__WORK TO COMPLETE__
Select every line holding the word "that" and copy it.

******************************

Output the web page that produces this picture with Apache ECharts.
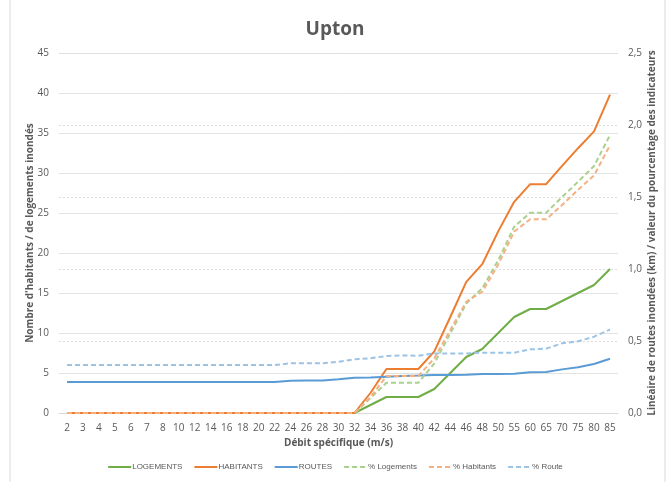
<!DOCTYPE html>
<html>
<head>
<meta charset="utf-8">
<script src="https://cdn.jsdelivr.net/npm/echarts@6/dist/echarts.min.js"></script>
<style>
    html, body { margin: 0; padding: 0; background: #fff; }
    #main { width: 670px; height: 482px; }
</style>
</head>
<body>
<div id="main"></div>
<script>
// 数据
var debits = ['2', '3', '4', '5', '6', '7', '8', '10', '12', '14', '16', '18', '20', '22', '24', '26', '28', '30',
    '32', '34', '36', '38', '40', '42', '44', '46', '48', '50', '55', '60', '65', '70', '75', '80', '85'];
var logements = [0, 0, 0, 0, 0, 0, 0, 0, 0, 0, 0, 0, 0, 0, 0, 0, 0, 0,
    0, 1, 2, 2, 2, 3, 5, 7, 8, 10, 12, 13, 13, 14, 15, 16, 18];
var habitants = [0, 0, 0, 0, 0, 0, 0, 0, 0, 0, 0, 0, 0, 0, 0, 0, 0, 0,
    0, 2.5, 5.5, 5.5, 5.5, 7.7, 12, 16.4, 18.6, 22.7, 26.4, 28.6, 28.6, 30.9, 33.1, 35.2, 39.8];
var routes = [0.215, 0.215, 0.215, 0.215, 0.215, 0.215, 0.215, 0.215, 0.215, 0.215, 0.215, 0.215, 0.215, 0.215,
    0.224, 0.225, 0.226, 0.235, 0.245, 0.246, 0.252, 0.257, 0.26, 0.264, 0.264, 0.266, 0.27, 0.27, 0.272,
    0.283, 0.285, 0.303, 0.317, 0.34, 0.377];
var pctLogements = [0, 0, 0, 0, 0, 0, 0, 0, 0, 0, 0, 0, 0, 0, 0, 0, 0, 0,
    0, 0.104, 0.21, 0.21, 0.21, 0.345, 0.553, 0.76, 0.866, 1.06, 1.294, 1.39, 1.39, 1.5, 1.606, 1.715, 1.93];
var pctHabitants = [0, 0, 0, 0, 0, 0, 0, 0, 0, 0, 0, 0, 0, 0, 0, 0, 0, 0,
    0, 0.11, 0.257, 0.257, 0.257, 0.38, 0.576, 0.773, 0.842, 1.03, 1.26, 1.345, 1.345, 1.444, 1.55, 1.65, 1.86];
var pctRoute = [0.333, 0.333, 0.333, 0.333, 0.333, 0.333, 0.333, 0.333, 0.333, 0.333, 0.333, 0.333, 0.333, 0.333,
    0.345, 0.345, 0.345, 0.356, 0.373, 0.38, 0.396, 0.4, 0.398, 0.414, 0.414, 0.414, 0.419, 0.419, 0.419,
    0.442, 0.447, 0.484, 0.498, 0.53, 0.58];

(function() {
    var myChart = echarts.init(document.querySelector("#main"));
    var font = 'Open Sans';
    var txt = '#595959';

    function serie(name, data, color, axis, dashed) {
        return {
            name: name,
            type: 'line',
            yAxisIndex: axis,
            data: data,
            symbol: 'none',
            lineStyle: { width: 2, color: color, type: dashed ? [5, 3] : 'solid' },
            itemStyle: { color: color }
        };
    }

    var option = {
        animation: false,
        title: {
            text: 'Upton',
            left: 'center',
            top: 15,
            textStyle: { fontFamily: font, fontSize: 19, fontWeight: 'bold', color: txt }
        },
        graphic: [{
            type: 'rect',
            shape: { x: 10, y: -2, width: 655, height: 490 },
            style: { fill: 'none', stroke: '#d9d9d9', lineWidth: 1 },
            silent: true
        }],
        legend: {
            bottom: 6,
            left: 'center',
            itemWidth: 23,
            itemHeight: 10,
            itemGap: 11,
            itemStyle: { opacity: 0 },
            textStyle: { fontFamily: 'Liberation Sans', fontSize: 8, color: txt, padding: [0, 0, 0, -4] }
        },
        grid: { left: 59, right: 52, top: 53, bottom: 69 },
        xAxis: {
            type: 'category',
            data: debits,
            name: 'Débit spécifique (m/s)',
            nameLocation: 'middle',
            nameGap: 25,
            nameTextStyle: { fontFamily: font, fontSize: 10, fontWeight: 'bold', color: txt },
            axisLine: { lineStyle: { color: '#d9d9d9' } },
            axisTick: { show: false },
            axisLabel: { interval: 0, fontFamily: font, fontSize: 10, color: txt, margin: 10 }
        },
        yAxis: [{
                type: 'value',
                min: 0,
                max: 45,
                interval: 5,
                name: "Nombre d'habitants / de logements inondés",
                nameLocation: 'middle',
                nameGap: 24,
                nameMoveOverlap: false,
                nameTextStyle: { fontFamily: font, fontSize: 10, fontWeight: 'bold', color: txt },
                axisLine: { show: false },
                axisTick: { show: false },
                axisLabel: { fontFamily: font, fontSize: 10, color: txt, margin: 10 },
                splitLine: { lineStyle: { color: '#e3e3e3', width: 1 } }
            },
            {
                type: 'value',
                min: 0,
                max: 2.5,
                interval: 0.5,
                name: 'Linéaire de routes inondées (km) / valeur du pourcentage des indicateurs',
                nameLocation: 'middle',
                nameGap: 29,
                nameRotate: 90,
                nameMoveOverlap: false,
                nameTextStyle: { fontFamily: font, fontSize: 10, fontWeight: 'bold', color: txt },
                axisLine: { show: false },
                axisTick: { show: false },
                axisLabel: {
                    fontFamily: font, fontSize: 10, color: txt, margin: 10,
                    formatter: function(v) { return v.toFixed(1).replace('.', ','); }
                },
                splitLine: { lineStyle: { color: '#dcdcdc', width: 1, type: [2, 2] } }
            }
        ],
        series: [
            serie('LOGEMENTS', logements, '#70ad47', 0, false),
            serie('HABITANTS', habitants, '#ed7d31', 0, false),
            serie('ROUTES', routes, '#5b9bd5', 1, false),
            serie('% Logements', pctLogements, '#a9d18e', 1, true),
            serie('% Habitants', pctHabitants, '#f4b183', 1, true),
            serie('% Route', pctRoute, '#9dc3e6', 1, true)
        ]
    };
    myChart.setOption(option);
    window.addEventListener("resize", function() {
        myChart.resize();
    });
})();
</script>
</body>
</html>
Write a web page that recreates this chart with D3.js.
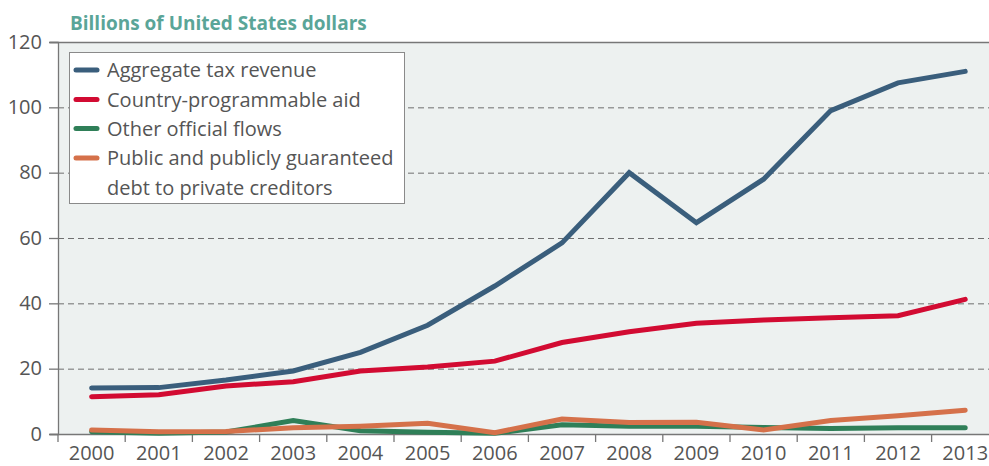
<!DOCTYPE html>
<html><head><meta charset="utf-8">
<script src="https://cdn.jsdelivr.net/npm/d3@7"></script>
<style>body{margin:0;background:#fff}svg{display:block}</style>
</head><body><svg id="c" width="989" height="466"></svg>
<script>
const years = ["2000","2001","2002","2003","2004","2005","2006","2007","2008","2009","2010","2011","2012","2013"];
const taxRevenue = [14.1,14.2,16.5,19.3,25.0,33.3,45.3,58.5,80.0,64.7,78.0,99.0,107.5,111.0];
const cpAid = [11.4,12.0,14.7,16.0,19.3,20.5,22.3,28.0,31.3,33.9,34.9,35.6,36.2,41.2];
const otherFlows = [0.7,0.2,0.6,4.1,1.0,0.5,0.2,2.8,2.4,2.4,2.0,1.7,1.9,1.9];
const pppgDebt = [1.2,0.7,0.8,1.9,2.4,3.3,0.4,4.6,3.5,3.6,1.2,4.1,5.6,7.3];
const yTicks = [0,20,40,60,80,100,120];
const seriesNames = ["Aggregate tax revenue","Country-programmable aid","Other official flows","Public and publicly guaranteed|debt to private creditors"];
const seriesColors = ["#3a5e7c","#d20b32","#2f7f58","#d5714a"];
const seriesData = [taxRevenue, cpAid, otherFlows, pppgDebt];

(function(){
const svg = d3.select("#c");
const W = 989, H = 466;
const mLeft = 58, mTop = 42, mBottom = 434;
const x = d3.scaleBand().domain(years).range([mLeft, mLeft + 14*67.2]);
const y = d3.scaleLinear().domain([0,120]).range([mBottom, mTop]);
const font = "'Open Sans', sans-serif";
const txt = "#555";

svg.append("rect").attr("x", mLeft).attr("y", mTop).attr("width", W-mLeft).attr("height", mBottom-mTop).attr("fill", "#edf1f0");

svg.append("g").selectAll("line").data(yTicks.filter(d => d>0 && d<120)).join("line")
  .attr("x1", mLeft).attr("x2", W).attr("y1", d => y(d)+0.5).attr("y2", d => y(d)+0.5)
  .attr("stroke", "#6f6f6f").attr("stroke-width", 1).attr("stroke-dasharray", "6,4");

svg.append("line").attr("x1", 50).attr("x2", W).attr("y1", mTop+0.5).attr("y2", mTop+0.5).attr("stroke", "#777").attr("stroke-width", 1.3);

const yAxis = d3.axisLeft(y).tickValues(yTicks).tickSize(9).tickPadding(6);
const gy = svg.append("g").attr("transform", `translate(${mLeft},0)`).call(yAxis);
gy.select(".domain").attr("stroke", "#777").attr("stroke-width", 1.3);
gy.selectAll(".tick line").attr("stroke", "#777").attr("stroke-width", 1.3);
gy.selectAll(".tick text").attr("font-family", font).attr("font-size", 20).attr("fill", txt).attr("dy", "0.3em").attr("x", -16);

const xAxis = d3.axisBottom(x).tickSize(0).tickPadding(12);
const gx = svg.append("g").attr("transform", `translate(0,${mBottom})`).call(xAxis);
gx.select(".domain").remove();
gx.selectAll(".tick text").attr("font-family", font).attr("font-size", 20).attr("fill", txt).attr("dy", "0.72em");
svg.append("line").attr("x1", 50).attr("x2", W).attr("y1", mBottom+0.5).attr("y2", mBottom+0.5).attr("stroke", "#777").attr("stroke-width", 1.3);
const bounds = years.map(d => x(d)).concat([x(years[13]) + x.bandwidth()]);
svg.append("g").selectAll("line").data(bounds).join("line")
  .attr("x1", d => d).attr("x2", d => d).attr("y1", mBottom).attr("y2", mBottom+8)
  .attr("stroke", "#777").attr("stroke-width", 1.3);

const line = d3.line().x((d,i) => x(years[i]) + x.bandwidth()/2).y(d => y(d));
[2,3,1,0].forEach(k => {
  svg.append("path").datum(seriesData[k]).attr("d", line)
    .attr("fill", "none").attr("stroke", seriesColors[k]).attr("stroke-width", 5)
    .attr("stroke-linecap", "round").attr("stroke-linejoin", "miter");
});

const lg = svg.append("g");
lg.append("rect").attr("x", 69.5).attr("y", 52.5).attr("width", 335).attr("height", 151)
  .attr("fill", "#ffffff").attr("stroke", "#8a8a8a").attr("stroke-width", 1);
const rowY = [70, 99.5, 128.5, 158];
seriesNames.forEach((n,i) => {
  lg.append("line").attr("x1", 76).attr("x2", 97).attr("y1", rowY[i]).attr("y2", rowY[i])
    .attr("stroke", seriesColors[i]).attr("stroke-width", 5).attr("stroke-linecap", "round");
  n.split("|").forEach((p,j) => {
    lg.append("text").attr("x", 107).attr("y", rowY[i] + j*29.5).attr("dy", "0.36em")
      .attr("font-family", font).attr("font-size", 20).attr("fill", txt).text(p);
  });
});

svg.append("text").attr("x", 70).attr("y", 29.5).attr("font-family", font).attr("font-weight", "bold")
  .attr("font-size", 19).attr("fill", "#5aa598").text("Billions of United States dollars");
})();
</script></body></html>
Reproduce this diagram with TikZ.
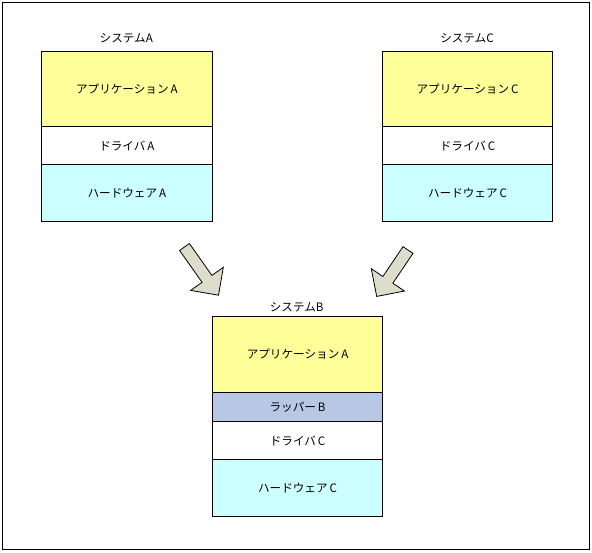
\documentclass[tikz,border=0pt]{standalone}
\usepackage{fontspec}
\newfontfamily\jp{Noto Sans CJK JP}
\definecolor{appyellow}{HTML}{FFFF99}
\definecolor{hwcyan}{HTML}{CCFFFF}
\definecolor{wrapblue}{HTML}{B8C8E4}
\definecolor{arrowfill}{HTML}{DCDECB}
\begin{document}
\begin{tikzpicture}[x=1pt,y=-1pt,
  layer/.style={draw=black, line width=1pt, minimum width=170.7pt, inner sep=0pt, anchor=north west, font=\jp\fontsize{11.6}{13}\selectfont},
  syslabel/.style={inner sep=0pt, font=\jp\fontsize{11.6}{13}\selectfont},
  blockarrow/.style={draw=black, line width=0.8pt, fill=arrowfill, line join=miter}]
\useasboundingbox (0,0) rectangle (592,552);
\fill[white] (0,0) rectangle (592,552);
\draw[line width=1pt] (2.5,2.5) rectangle (589.5,549.5);

% System A
\node[syslabel] (labA) at (126.3,38.5) {システムA};
\node[layer, fill=appyellow, minimum height=75.6pt] (appA) at (41,50.7) {アプリケーション\,A};
\node[layer, fill=white, minimum height=38pt] (drvA) at (41,126.3) {ドライバ\,A};
\node[layer, fill=hwcyan, minimum height=57pt] (hwA) at (41,164.3) {ハードウェア\,A};

% System C
\node[syslabel] (labC) at (467,38.5) {システムC};
\node[layer, fill=appyellow, minimum height=75.6pt] (appC) at (381.7,50.7) {アプリケーション\,C};
\node[layer, fill=white, minimum height=38pt] (drvC) at (381.7,126.3) {ドライバ\,C};
\node[layer, fill=hwcyan, minimum height=57pt] (hwC) at (381.7,164.3) {ハードウェア\,C};

% System B
\node[syslabel] (labB) at (296.7,307.5) {システムB};
\node[layer, fill=appyellow, minimum height=76pt] (appB) at (211.7,315.7) {アプリケーション\,A};
\node[layer, fill=wrapblue, minimum height=29.6pt] (wrapB) at (211.7,391.7) {ラッパー\,B};
\node[layer, fill=white, minimum height=38pt] (drvB) at (211.7,421.3) {ドライバ\,C};
\node[layer, fill=hwcyan, minimum height=56.4pt] (hwB) at (211.7,459.3) {ハードウェア\,C};

% Block arrows
\begin{scope}[shift={(184.5,247)}, rotate=-54.8]
  \draw[blockarrow] (0,6) -- (39,6) -- (39,20) -- (59,0) -- (39,-20) -- (39,-6) -- (0,-6) -- cycle;
\end{scope}
\begin{scope}[shift={(408,250)}, rotate=-124]
  \draw[blockarrow] (0,6) -- (36,6) -- (36,20) -- (56,0) -- (36,-20) -- (36,-6) -- (0,-6) -- cycle;
\end{scope}
\end{tikzpicture}
\end{document}
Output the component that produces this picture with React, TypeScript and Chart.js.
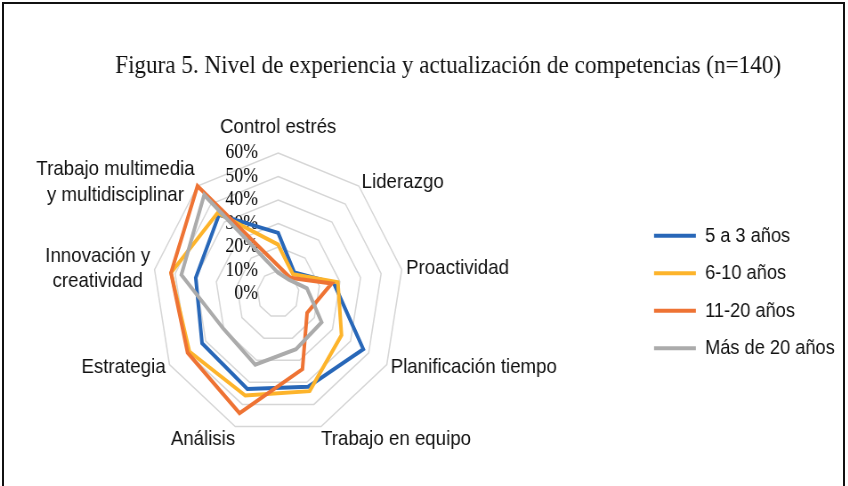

******************************

__RESPONSE__
Output the web page that produces this picture with Apache ECharts.
Write a web page that recreates this chart with D3.js.
Output the component that produces this picture with React, TypeScript and Chart.js.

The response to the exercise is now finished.